2. initial condition

• input files
  • sample_simulation_base.ini
  • reaction_wheel.ini
• initial condition
  • sample_simulation_base.ini

    EndTimeSec = 0.5
    StepTimeSec = 0.0001
    CompoUpdateIntervalSec = 0.0001
    LogOutputIntervalSec = 0.0001
    

  • reaction_wheel.ini

    fast_prescaler = 1
    max_angular_velocity = 9000.0
    calculation = ENABLE
    logging = ENABLE
    harmonics_degree = 12
    considers_structural_resonance = ENABLE
    structural_resonance_freq = 585.0 //[Hz]
    damping_factor = 0.1 //[ ]
    bandwidth = 0.001 //[ ]
    

3. result

• The simulation result is compared with the disturbance experiment result of Sinclair RW0.003.

• At all speeds, the characteristics of the actual RW are well simulated.

2. X-axis torque waterfall

1. overview

• The RW model is rotated at 1000, 2000, ..., 9000rpm, and the jitter torque time-domain data was extracted. Then, FFT was applied to the data by Matlab, and the waterfall plot was plotted.

2. initial condition

• same as the initial condition of the verification about the time domain data

3. result

• The simulation result is compared with the disturbance experiment result of Sinclair RW0.003.
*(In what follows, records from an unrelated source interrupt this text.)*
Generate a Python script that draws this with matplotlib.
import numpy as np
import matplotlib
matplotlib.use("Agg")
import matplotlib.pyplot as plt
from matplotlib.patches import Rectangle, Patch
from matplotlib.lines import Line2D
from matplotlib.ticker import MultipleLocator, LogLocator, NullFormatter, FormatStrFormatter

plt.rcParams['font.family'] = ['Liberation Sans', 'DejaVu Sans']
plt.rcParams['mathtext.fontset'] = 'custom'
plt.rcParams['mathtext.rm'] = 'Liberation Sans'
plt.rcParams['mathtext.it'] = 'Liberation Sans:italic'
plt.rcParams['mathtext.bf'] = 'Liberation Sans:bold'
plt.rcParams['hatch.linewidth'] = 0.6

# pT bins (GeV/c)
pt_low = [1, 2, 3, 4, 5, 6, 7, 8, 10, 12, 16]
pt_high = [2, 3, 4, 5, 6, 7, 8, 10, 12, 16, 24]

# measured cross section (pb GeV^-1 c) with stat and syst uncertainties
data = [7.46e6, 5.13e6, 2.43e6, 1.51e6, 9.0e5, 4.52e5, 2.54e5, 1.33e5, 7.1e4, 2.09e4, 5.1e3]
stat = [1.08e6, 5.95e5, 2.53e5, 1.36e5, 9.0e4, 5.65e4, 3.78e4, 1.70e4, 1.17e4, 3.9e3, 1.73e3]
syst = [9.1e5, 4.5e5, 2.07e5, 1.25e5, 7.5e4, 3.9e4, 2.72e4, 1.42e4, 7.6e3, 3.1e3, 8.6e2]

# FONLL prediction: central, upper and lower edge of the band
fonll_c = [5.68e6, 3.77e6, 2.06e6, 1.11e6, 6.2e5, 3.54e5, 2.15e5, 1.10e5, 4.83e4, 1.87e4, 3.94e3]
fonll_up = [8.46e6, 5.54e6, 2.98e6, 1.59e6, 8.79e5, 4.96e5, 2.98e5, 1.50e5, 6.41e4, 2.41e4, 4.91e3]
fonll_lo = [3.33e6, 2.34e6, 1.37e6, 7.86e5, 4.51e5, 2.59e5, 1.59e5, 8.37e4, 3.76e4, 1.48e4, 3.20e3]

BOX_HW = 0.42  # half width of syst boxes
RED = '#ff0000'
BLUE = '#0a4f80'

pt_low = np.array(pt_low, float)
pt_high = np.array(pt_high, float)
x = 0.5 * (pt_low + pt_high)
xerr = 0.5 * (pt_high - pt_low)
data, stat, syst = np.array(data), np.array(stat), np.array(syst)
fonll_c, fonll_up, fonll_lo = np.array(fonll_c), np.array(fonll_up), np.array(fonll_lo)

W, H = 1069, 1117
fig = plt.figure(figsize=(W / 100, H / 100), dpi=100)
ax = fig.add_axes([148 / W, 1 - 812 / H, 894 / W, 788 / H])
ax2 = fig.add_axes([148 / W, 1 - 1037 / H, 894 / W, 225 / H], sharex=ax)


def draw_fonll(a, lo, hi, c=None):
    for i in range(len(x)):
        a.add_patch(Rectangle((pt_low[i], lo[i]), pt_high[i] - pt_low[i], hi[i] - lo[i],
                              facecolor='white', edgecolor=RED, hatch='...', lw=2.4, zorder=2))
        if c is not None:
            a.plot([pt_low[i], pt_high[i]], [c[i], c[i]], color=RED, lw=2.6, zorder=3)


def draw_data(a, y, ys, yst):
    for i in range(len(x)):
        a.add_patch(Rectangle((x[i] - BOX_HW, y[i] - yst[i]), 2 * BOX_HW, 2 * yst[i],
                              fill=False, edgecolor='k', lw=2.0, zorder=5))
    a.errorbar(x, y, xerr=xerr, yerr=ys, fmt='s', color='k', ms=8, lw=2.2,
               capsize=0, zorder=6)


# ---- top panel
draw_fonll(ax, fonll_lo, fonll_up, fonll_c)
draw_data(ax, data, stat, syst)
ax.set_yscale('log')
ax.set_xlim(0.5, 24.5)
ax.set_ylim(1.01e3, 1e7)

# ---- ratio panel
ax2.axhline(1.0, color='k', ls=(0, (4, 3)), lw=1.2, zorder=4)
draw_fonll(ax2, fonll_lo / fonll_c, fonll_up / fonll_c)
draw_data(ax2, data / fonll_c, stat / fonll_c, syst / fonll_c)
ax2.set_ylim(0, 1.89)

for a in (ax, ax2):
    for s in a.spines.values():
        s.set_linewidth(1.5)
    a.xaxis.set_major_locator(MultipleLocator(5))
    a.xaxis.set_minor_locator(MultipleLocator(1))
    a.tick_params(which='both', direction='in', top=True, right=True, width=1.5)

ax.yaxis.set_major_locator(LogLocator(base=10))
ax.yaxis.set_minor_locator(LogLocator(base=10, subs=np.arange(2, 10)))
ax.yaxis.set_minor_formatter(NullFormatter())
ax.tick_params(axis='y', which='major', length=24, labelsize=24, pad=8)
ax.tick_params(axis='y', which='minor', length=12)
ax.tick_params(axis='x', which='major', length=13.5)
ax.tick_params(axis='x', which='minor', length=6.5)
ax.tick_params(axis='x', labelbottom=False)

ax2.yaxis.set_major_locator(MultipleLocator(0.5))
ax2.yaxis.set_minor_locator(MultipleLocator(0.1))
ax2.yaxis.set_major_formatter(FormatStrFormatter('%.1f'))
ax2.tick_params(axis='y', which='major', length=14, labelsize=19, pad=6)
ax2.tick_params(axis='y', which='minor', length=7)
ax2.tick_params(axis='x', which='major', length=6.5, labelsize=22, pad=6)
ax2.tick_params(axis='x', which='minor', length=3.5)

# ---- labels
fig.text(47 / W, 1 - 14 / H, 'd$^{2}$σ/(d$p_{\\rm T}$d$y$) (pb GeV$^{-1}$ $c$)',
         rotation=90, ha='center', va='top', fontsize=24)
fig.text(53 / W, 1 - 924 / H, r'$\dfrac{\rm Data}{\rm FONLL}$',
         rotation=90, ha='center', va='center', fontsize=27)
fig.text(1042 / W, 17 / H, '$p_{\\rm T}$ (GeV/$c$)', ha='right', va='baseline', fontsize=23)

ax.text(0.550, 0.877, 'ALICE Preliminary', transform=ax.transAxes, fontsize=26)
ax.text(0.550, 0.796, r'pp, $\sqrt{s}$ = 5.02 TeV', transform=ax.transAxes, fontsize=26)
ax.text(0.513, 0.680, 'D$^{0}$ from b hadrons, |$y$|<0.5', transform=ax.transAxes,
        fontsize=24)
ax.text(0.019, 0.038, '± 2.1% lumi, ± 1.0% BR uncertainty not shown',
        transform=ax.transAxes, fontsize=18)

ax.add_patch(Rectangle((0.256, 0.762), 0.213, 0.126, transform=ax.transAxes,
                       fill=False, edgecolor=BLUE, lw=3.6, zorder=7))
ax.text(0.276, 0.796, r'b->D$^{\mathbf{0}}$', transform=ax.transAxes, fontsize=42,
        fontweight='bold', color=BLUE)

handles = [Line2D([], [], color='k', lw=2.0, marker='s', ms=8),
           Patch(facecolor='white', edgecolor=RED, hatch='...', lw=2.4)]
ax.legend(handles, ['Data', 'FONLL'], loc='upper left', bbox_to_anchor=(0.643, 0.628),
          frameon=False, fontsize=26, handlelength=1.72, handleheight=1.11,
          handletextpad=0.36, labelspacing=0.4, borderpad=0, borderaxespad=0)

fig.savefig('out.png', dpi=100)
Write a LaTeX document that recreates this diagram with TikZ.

• Both the first-order mode and the structural resonance ($\omega_n=585\mathrm{Hz}$) are approximately simulated.

4. References

1. Masterson, R. A. (1999). Development and validation of empirical and analytical reaction wheel disturbance models (Doctoral dissertation, Massachusetts Institute of Technology).
2. Shields, et al., (2017). Characterization of CubeSat reaction wheel assemblies. Journal of Small Satellites, 6(1), 565-580.